USCCB Podcast of the Readings:
A reading from the Holy Gospel according to Matthew.
At that time:
Jesus walked by the Sea of Galilee,
went up on the mountain, and sat down there.
Great crowds came to him,
having with them the lame, the blind, the deformed, the mute,
and many others.
They placed them at his feet, and he cured them.
The crowds were amazed when they saw the mute speaking,
the deformed made whole,
the lame walking,
and the blind able to see,
and they glorified the God of Israel.
Jesus summoned his disciples and said,
“My heart is moved with pity for the crowd,
for they have been with me now for three days
and have nothing to eat.
I do not want to send them away hungry,
for fear they may collapse on the way.”
The disciples said to him,
“Where could we ever get enough bread in this deserted place
to satisfy such a crowd?”
Jesus said to them, “How many loaves do you have?”
“Seven,” they replied, “and a few fish.”
He ordered the crowd to sit down on the ground.
Then he took the seven loaves and the fish,
gave thanks, broke the loaves,
and gave them to the disciples, who in turn gave them to the crowds.

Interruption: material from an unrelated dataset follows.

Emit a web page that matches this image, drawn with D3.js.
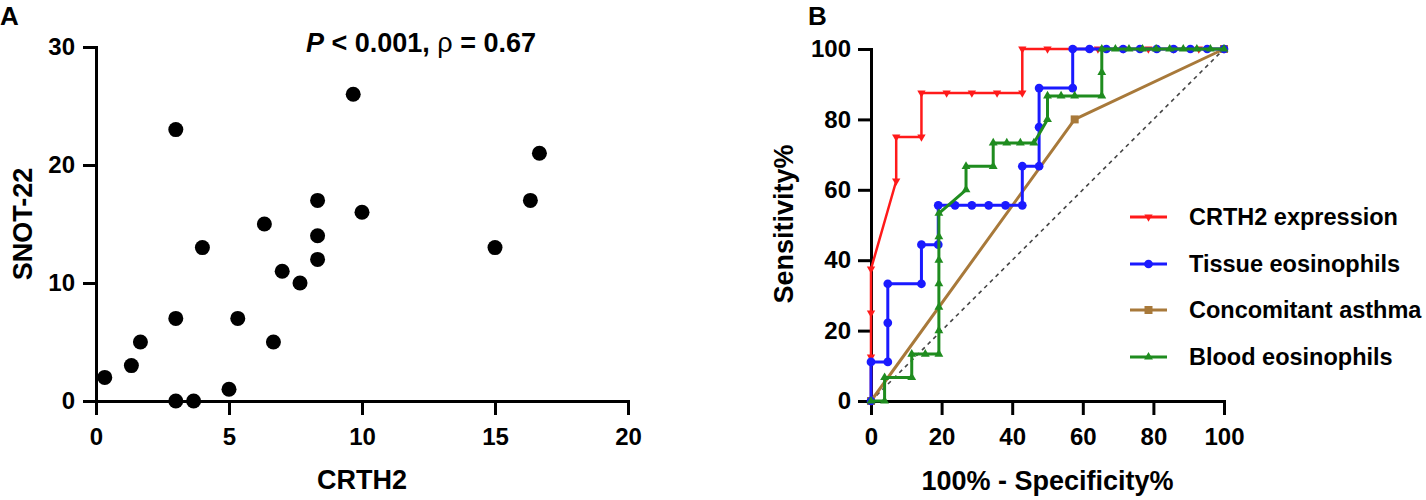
<!DOCTYPE html>
<html>
<head>
<meta charset="utf-8">
<script src="https://cdn.jsdelivr.net/npm/d3@7"></script>
<style>
  body { margin: 0; background: #fff; }
  svg { display: block; font-family: "Liberation Sans", Arial, sans-serif; }
  .axis path, .axis line { stroke: #000; stroke-width: 3; }
  .axis text { font-size: 24px; font-weight: bold; fill: #000; }
  .title { font-size: 27px; font-weight: bold; fill: #000; }
</style>
</head>
<body>
<svg width="1426" height="500"></svg>
<script>
// Panel A data: CRTH2 vs SNOT-22
const crth2 = [0.33, 1.33, 1.67, 3, 3, 3, 3.67, 4, 5, 5.33, 6.33, 6.67, 7, 7.67, 8.33, 8.33, 8.33, 9.67, 10, 15, 16.33, 16.67];
const snot22 = [2, 3, 5, 23, 7, 0, 0, 13, 1, 7, 15, 5, 11, 10, 17, 14, 12, 26, 16, 13, 17, 21];
const ticksA_x = [0, 5, 10, 15, 20];
const ticksA_y = [0, 10, 20, 30];

// Panel B data: ROC curves (100% - specificity %, sensitivity %)
const crthFpr = [0, 0, 0, 0, 7.14, 7.14, 14.29, 14.29, 21.43, 28.57, 35.71, 42.86, 42.86, 50, 57.14, 64.29, 71.43, 78.57, 85.71, 92.86, 100];
const crthTpr = [0, 12.5, 25, 37.5, 62.5, 75, 75, 87.5, 87.5, 87.5, 87.5, 87.5, 100, 100, 100, 100, 100, 100, 100, 100, 100];

const tissueFpr = [0, 0, 4.76, 4.76, 4.76, 14.29, 14.29, 19.05, 19.05, 23.81, 28.57, 33.33, 38.1, 42.86, 42.86, 47.62, 47.62, 47.62, 57.14, 57.14, 61.9, 66.67, 71.43, 76.19, 80.95, 85.71, 90.48, 95.24, 100];
const tissueTpr = [0, 11.1, 11.1, 22.2, 33.3, 33.3, 44.4, 44.4, 55.6, 55.6, 55.6, 55.6, 55.6, 55.6, 66.7, 66.7, 77.8, 88.9, 88.9, 100, 100, 100, 100, 100, 100, 100, 100, 100, 100];

const asthmaFpr = [0, 57.7, 100];
const asthmaTpr = [0, 80, 100];

const bloodFpr = [0, 3.85, 3.85, 11.54, 11.54, 15.38, 19.23, 19.23, 19.23, 19.23, 19.23, 19.23, 19.23, 26.92, 26.92, 34.62, 34.62, 38.46, 42.31, 46.15, 50, 50, 53.85, 57.69, 65.38, 65.38, 65.38, 69.23, 73.08, 76.92, 80.77, 84.62, 88.46, 92.31, 96.15, 100];
const bloodTpr = [0, 0, 6.67, 6.67, 13.33, 13.33, 13.33, 20, 26.67, 33.33, 40, 46.67, 53.33, 60, 66.67, 66.67, 73.33, 73.33, 73.33, 73.33, 80, 86.67, 86.67, 86.67, 86.67, 93.33, 100, 100, 100, 100, 100, 100, 100, 100, 100, 100];

const ticksB = [0, 20, 40, 60, 80, 100];
const rocNames = ["CRTH2 expression", "Tissue eosinophils", "Concomitant asthma", "Blood eosinophils"];

const svg = d3.select("svg");

// ---------- Panel A ----------
const xA = d3.scaleLinear().domain([0, 20]).range([96, 628]);
const yA = d3.scaleLinear().domain([0, 30]).range([401, 47]);

svg.append("g")
    .attr("class", "axis")
    .attr("transform", "translate(0,401)")
    .call(d3.axisBottom(xA).tickValues(ticksA_x).tickSize(14).tickSizeOuter(0).tickPadding(13));

svg.append("g")
    .attr("class", "axis")
    .attr("transform", "translate(96,0)")
    .call(d3.axisLeft(yA).tickValues(ticksA_y).tickSize(13).tickSizeOuter(0).tickPadding(8));

svg.selectAll(".axis path").attr("stroke-linecap", "square");

svg.append("g")
    .selectAll("circle")
    .data(crth2.map((c, i) => [c, snot22[i]]))
    .join("circle")
        .attr("cx", d => xA(d[0]))
        .attr("cy", d => yA(d[1]))
        .attr("r", 7.5)
        .attr("fill", "#000");

svg.append("text").attr("class", "title")
    .attr("x", 362).attr("y", 489).attr("text-anchor", "middle").text("CRTH2");

svg.append("text").attr("class", "title")
    .attr("transform", "translate(32,224) rotate(-90)")
    .attr("text-anchor", "middle").text("SNOT-22");

const ann = svg.append("text").attr("class", "title")
    .attr("x", 306).attr("y", 52).style("font-size", "27px");
ann.append("tspan").style("font-style", "italic").text("P");
ann.append("tspan").text(" < 0.001, ");
ann.append("tspan").style("font-weight", "normal").text("\u03C1");
ann.append("tspan").text(" = 0.67");

svg.append("text").attr("class", "title").style("font-size", "26px")
    .attr("x", 0).attr("y", 25).text("A");

// ---------- Panel B ----------
const xB = d3.scaleLinear().domain([0, 100]).range([871, 1224]);
const yB = d3.scaleLinear().domain([0, 100]).range([401, 49]);

svg.append("g")
    .attr("class", "axis")
    .attr("transform", "translate(0,401)")
    .call(d3.axisBottom(xB).tickValues(ticksB).tickSize(14).tickSizeOuter(0).tickPadding(13));

svg.append("g")
    .attr("class", "axis")
    .attr("transform", "translate(871,0)")
    .call(d3.axisLeft(yB).tickValues(ticksB).tickSize(13).tickSizeOuter(0).tickPadding(7));

svg.selectAll(".axis path").attr("stroke-linecap", "square");

// reference diagonal
svg.append("line")
    .attr("x1", xB(0)).attr("y1", yB(0))
    .attr("x2", xB(100)).attr("y2", yB(100))
    .attr("stroke", "#444").attr("stroke-width", 1.6)
    .attr("stroke-dasharray", "4,4");

const line = d3.line().x(d => xB(d[0])).y(d => yB(d[1]));

const series = [
    { name: rocNames[0], fpr: crthFpr, tpr: crthTpr, color: "#ff1a1a", width: 2.5, symbol: d3.symbolTriangle, size: 30, rotate: 180 },
    { name: rocNames[1], fpr: tissueFpr, tpr: tissueTpr, color: "#1a1aff", width: 3, symbol: d3.symbolCircle, size: 60, rotate: 0 },
    { name: rocNames[2], fpr: asthmaFpr, tpr: asthmaTpr, color: "#a8793a", width: 3, symbol: d3.symbolSquare, size: 64, rotate: 0 },
    { name: rocNames[3], fpr: bloodFpr, tpr: bloodTpr, color: "#1f8c1f", width: 3, symbol: d3.symbolTriangle, size: 34, rotate: 0 }
];

// draw order: red, brown, blue, green
[0, 2, 1, 3].forEach(k => {
    const s = series[k];
    const pts = s.fpr.map((f, i) => [f, s.tpr[i]]);
    const g = svg.append("g");
    g.append("path")
        .datum(pts)
        .attr("d", line)
        .attr("fill", "none")
        .attr("stroke", s.color)
        .attr("stroke-width", s.width)
        .attr("stroke-linejoin", "round");
    g.selectAll("path.m")
        .data(pts)
        .join("path")
            .attr("class", "m")
            .attr("d", d3.symbol().type(s.symbol).size(s.size))
            .attr("transform", d => `translate(${xB(d[0])},${yB(d[1])}) rotate(${s.rotate})`)
            .attr("fill", s.color);
});

// legend
const legendY = [217, 264, 310, 357];
series.forEach((s, i) => {
    const g = svg.append("g").attr("transform", `translate(0,${legendY[i]})`);
    g.append("line")
        .attr("x1", 1130).attr("x2", 1167)
        .attr("stroke", s.color).attr("stroke-width", 3);
    g.append("path")
        .attr("d", d3.symbol().type(s.symbol).size(s.size))
        .attr("transform", `translate(1148.5,0) rotate(${s.rotate})`)
        .attr("fill", s.color);
    g.append("text")
        .attr("x", 1189).attr("dy", "0.36em")
        .style("font-size", "23.5px").style("font-weight", "bold")
        .text(s.name);
});

svg.append("text").attr("class", "title")
    .attr("x", 1047.5).attr("y", 490).attr("text-anchor", "middle").text("100% - Specificity%");

svg.append("text").attr("class", "title")
    .attr("transform", "translate(793,224) rotate(-90)")
    .attr("text-anchor", "middle").text("Sensitivity%");

svg.append("text").attr("class", "title").style("font-size", "26px")
    .attr("x", 808).attr("y", 25).text("B");
</script>
</body>
</html>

They all ate and were satisfied.
They picked up the fragments left over–seven baskets full.
Good News Reflection:
Remember when you were a child, how you felt about the approach of Christmas? If you were raised in a Christian home, you associated the excitement of the season with Jesus’ birthday. But a big part of Advent, for most of us, was focused on our Christmas wish lists. We spent a lot of time hoping to get everything we wanted.
Today as adults, we understand that we should focus more on the needs of others than on ourselves. However, before we put coal in our stockings as penance for selfishly making wish lists again, let’s look at the psychological reasons for greed.
There’s nothing wrong with hoping for gifts. God wants us to be open to receive more than we actually have, because he is so very generous and has such great love for us. However, to desire materialistic gifts without wanting to share them with others is greed.
And greed is a reaction to unmet needs. The cure for this is faith — the faith that God meets all our needs.
No parents, no friends, no spouses can ever give us all that we need. We wish they did, but we must place our hope in God. Only God can be all that we need for all that we need. But unless we turn to God and ask him to fill us — unless we rely first and foremost on him for everything — we will continue to have selfish desires springing from unmet needs.
God wants us to give him our Christmas “hope lists” and then trust him to take care of us in his perfect way, in his perfect time, in his perfect generosity.
In today’s Gospel reading, Jesus has just finished giving a three-day seminar. His message was so captivating that most people forgot to go home and eat.
Jesus understood their needs. He cared about them so much that he worked a miracle, taking what was insufficient and converting it into a generous heaping of more than what was necessary. Do you realize that Jesus wants to give to you more than is necessary?
Today’s first reading says, “The Lord of hosts will provide for all peoples.” The responsorial Psalm says, “The Lord is my shepherd; I shall lack nothing.”
Jesus understands your needs! Jesus cares about you! He can and wants to give you more than you need!
Why do we find this so hard to believe? Because first we have to turn to him and trust him rather than demand it from the people around us.
Jesus often provides for us through our own talents and through the people he has placed in our lives, just as he provided for the crowd on the mountainside using the fish and bread of the people, but we must let him decide the best way to take care of us. He really enjoys taking what is too little and multiplying it into too much.
Give God your “hope list” and let him do something surprising with it. Have no expectations of what he will do. Make no demands on him. Let him do it his way, and the results will be better than you could ever imagine!
Thank You, Lord, because You take my smallness and do great things with me for the glory of Your kingdom and as a testimony of Your love for humankind. Amen.